Daniel Soares: Se calhar é uma coisa de personalidade, da forma como vejo a vida, porque as coisas são muito interligadas – o humor e a tragédia. Existe uma frase de um filósofo francês, Jean de la Bruyere, “a vida é uma tragédia para aqueles que sentem e uma comédia para aqueles que pensam”. Para mim, isso reflete-se nos meus filmes. Não é um humor elaborado, eu tento tirar o humor presente na vida real, ao observar. Não é tanto ao criar uma história, é mais a partir do observar. E acho que o mundo corporativo é isso. Essas coisas dos team-buildings, essa coisa de ir a um lugar, fazer alguma coisa para aumentar o espírito de equipa, para continuarmos a fazer coisas fora do ambiente de trabalho. Eu trabalhei numa agência de publicidade e havia uma pessoa que trazia green juices a todas as quintas-feiras. E o pessoal fica tipo “epá, isto é fixe, trabalho num lugar fixe” e são coisas que são criadas para continuarmos ali oito/dez horas diárias atrás de um computador a fazer coisas que não queremos saber para nada. A maior parte da nossa vida passamos a fazer isso. É triste, mas tem humor nesse absurdo.
Em relação ao personagem do arquiteto, já tinhas uma ideia para ele ou foste descobrindo-o?
Daniel Soares: No início, eu tinha uma relação com este personagem em que faltava uma conexão mais intima. Eu tenho este problema, quando começo a escrever um guião, que parece que, quando me aproximo da rodagem, sinto que estou a fazer piada deste personagem e não dá para filmar dessa forma. Então tive que encontrar coisas na personagem deste arquiteto que vêm da minha própria vida. Trabalhei vários anos em publicidade e, muitas vezes, faz-se campanhas e não se questiona aquilo que se faz. Questiona-se de um ponto de vista criativo, torna-se numa forma de auto-expressão através da publicidade. Mas, está-se a fazer coisas que não melhoram o mundo, antes pelo contrário. Com o passar de anos eu senti-me cada vez mais desenquadrado nesse mundo e saí. O pessoal que vai ficando faz essa coisa de criar narrativas para si mesmo. O que quero dizer, é que posso começar numa ideia conceptual mas, a certo ponto, tenho que fazer essa conexão comigo mesmo, porque, se não, não sei do que estou a falar. Eu não sou arquiteto, e fizemos muito trabalho de pesquisa. Mas, no final, o que importa, é eu saber o que ele sente. E para isso, não é uma coisa de pesquisa, é algo que possa sentir da minha vida ou amigos à minha volta. E dessa forma, eu consigo criar pontos vulneráveis no personagem e, a partir daí, consigo conectar-me com essa pessoa.
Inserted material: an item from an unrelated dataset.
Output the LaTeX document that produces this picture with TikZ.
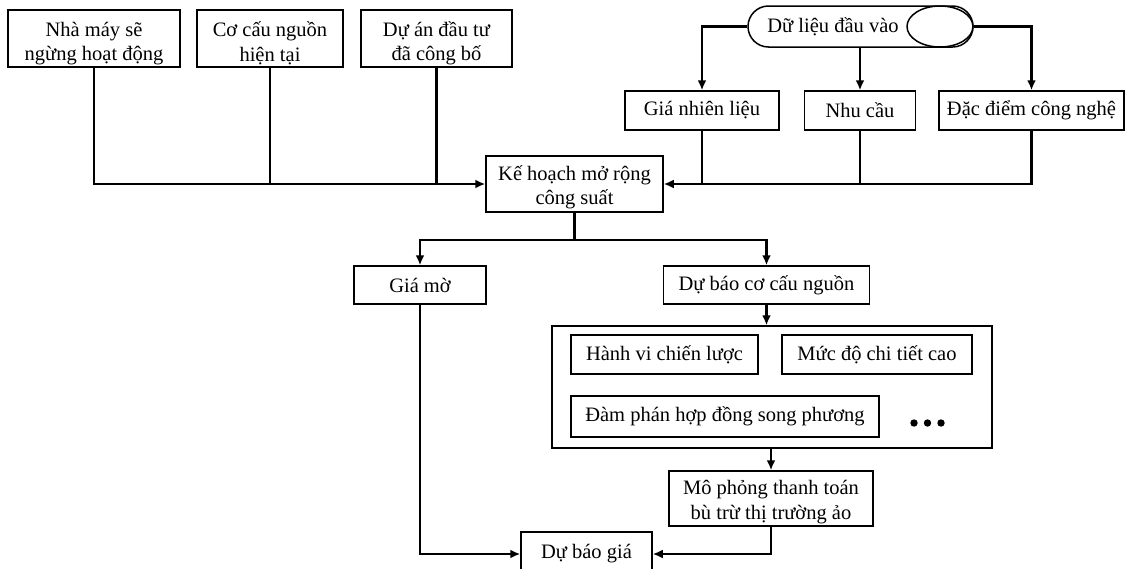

Existe, de uma certa forma, uma identificação com o personagem.
Daniel Soares: Nunca fiz nada disto, mas no mundo do trabalho, existe, muitas vezes, esta coisa de olhares para aquilo e pensares “o que estou a fazer com a minha vida”. É aquela música dos Talking Heads: “How did I get here?”. É essa ideia. “How did I get here and how do I get out of here?”.